Documentary Collection


When it comes to international trade, businesses need to consider various payment methods to ensure smooth transactions. One such method is documentary collection, which provides a secure way for buyers and sellers to exchange goods and payments. In this article, we will explore the concept of documentary collection, its process, benefits, and potential risks. By understanding this payment method, businesses can make informed decisions and mitigate potential risks in their international trade transactions.

What is Documentary Collection?

Documentary collection is a payment method used in international trade where the exporter entrusts the handling of shipping documents and collection of payment to their bank. The bank acts as an intermediary between the exporter and the importer, ensuring that the necessary documents are exchanged for payment.

Unlike other payment methods, such as letters of credit or open account, documentary collection does not involve a direct guarantee of payment from the importer's bank. Instead, it relies on the trust between the exporter and the importer, as well as the involvement of their respective banks.

The Process of Documentary Collection

The process of documentary collection involves several steps:

  1. Agreement between the Exporter and Importer: The exporter and importer agree to use documentary collection as the payment method for their trade transaction. They also determine the terms and conditions of the collection.
  2. Shipment of Goods: The exporter ships the goods to the importer, ensuring that all necessary documents, such as the bill of lading, commercial invoice, and packing list, are prepared.
  3. Submission of Documents to the Exporter's Bank: The exporter submits the shipping documents to their bank, along with instructions for collection.
  4. Transmission of Documents to the Importer's Bank: The exporter's bank sends the documents to the importer's bank, usually through the international banking system.
  5. Notification to the Importer: The importer's bank notifies the importer about the arrival of the documents and provides instructions for payment.
  6. Payment or Acceptance by the Importer: The importer makes the payment or accepts a time draft, depending on the agreed terms. Once the payment is made, the importer's bank releases the documents to the importer.
  7. Remittance to the Exporter: The importer's bank remits the payment to the exporter's bank, which then credits the exporter's account.

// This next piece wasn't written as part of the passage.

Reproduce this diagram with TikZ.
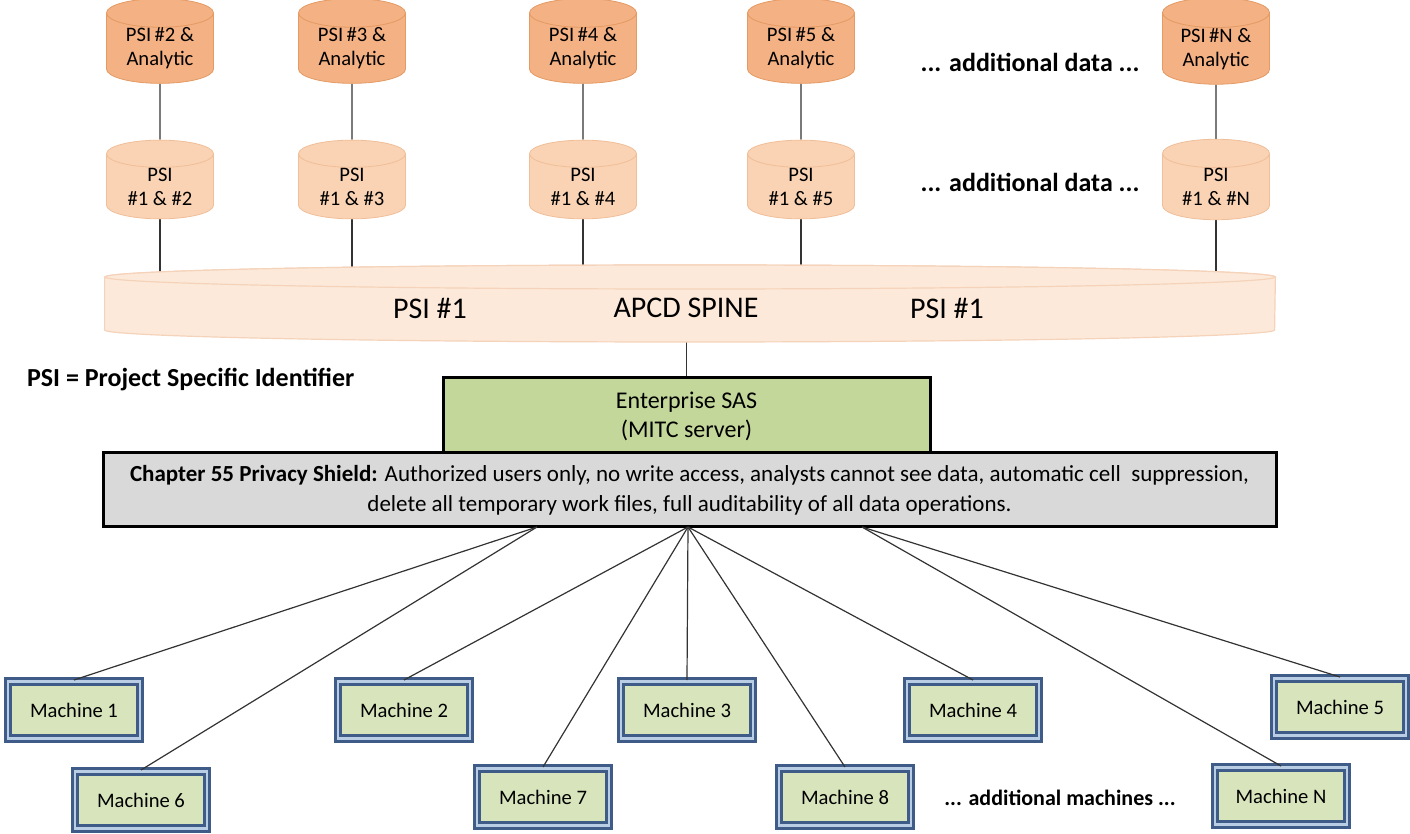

Benefits of Documentary Collection

Documentary collection offers several benefits for both exporters and importers:

  • Lower Costs: Documentary collection is generally less expensive than other payment methods, such as letters of credit. This can be particularly beneficial for small and medium-sized enterprises (SMEs) with limited financial resources.
  • Flexibility: Documentary collection allows for more flexibility in payment terms compared to letters of credit. Exporters and importers can negotiate the terms and conditions of the collection, such as payment upon sight or acceptance of a time draft.
  • Reduced Risk: While documentary collection does not provide the same level of security as letters of credit, it still offers some protection for exporters. By entrusting the handling of documents to their bank, exporters can ensure that the documents will only be released to the importer upon payment or acceptance of a time draft.
  • Established Relationship: Documentary collection is often used between parties who have an established relationship and trust each other. This can simplify the payment process and reduce the need for extensive documentation.

Risks and Mitigation

Although documentary collection offers benefits, it also carries certain risks that businesses should be aware of:

  • Non-Payment Risk: Unlike letters of credit, documentary collection does not provide a direct guarantee of payment from the importer's bank. If the importer fails to make the payment, the exporter may face difficulties in recovering the funds.
  • Documentary Compliance: The exporter must ensure that all shipping documents comply with the terms and conditions agreed upon with the importer. Any discrepancies or errors in the documents can lead to delays in payment or even non-payment.
  • Political and Economic Risks: International trade transactions are subject to political and economic risks, such as changes in government regulations, currency fluctuations, or economic instability. These risks can affect the payment process and the overall success of the transaction.

To mitigate these risks, businesses can take certain measures:

  • Thorough Due Diligence: Before engaging in a documentary collection, businesses should conduct thorough due diligence on their trading partners. This includes assessing their financial stability, reputation, and track record in international trade.
  • Clear Terms and Conditions: It is essential to establish clear and detailed terms and conditions for the documentary collection. This includes specifying the payment terms, required documents, and any penalties for non-compliance.
  • Insurance Coverage: Exporters can consider obtaining export credit insurance to protect themselves against non-payment or political risks. This insurance can provide coverage for losses incurred due to non-payment or other specified risks.


Documentary collection is a payment method that offers flexibility and cost-effectiveness for international trade transactions. By entrusting the handling of shipping documents to their banks, exporters and importers can ensure a secure exchange of goods and payments. However, businesses should be aware of the risks associated with documentary collection and take appropriate measures to mitigate them. Thorough due diligence, clear terms and conditions, and insurance coverage can help businesses navigate the complexities of international trade and ensure successful transactions.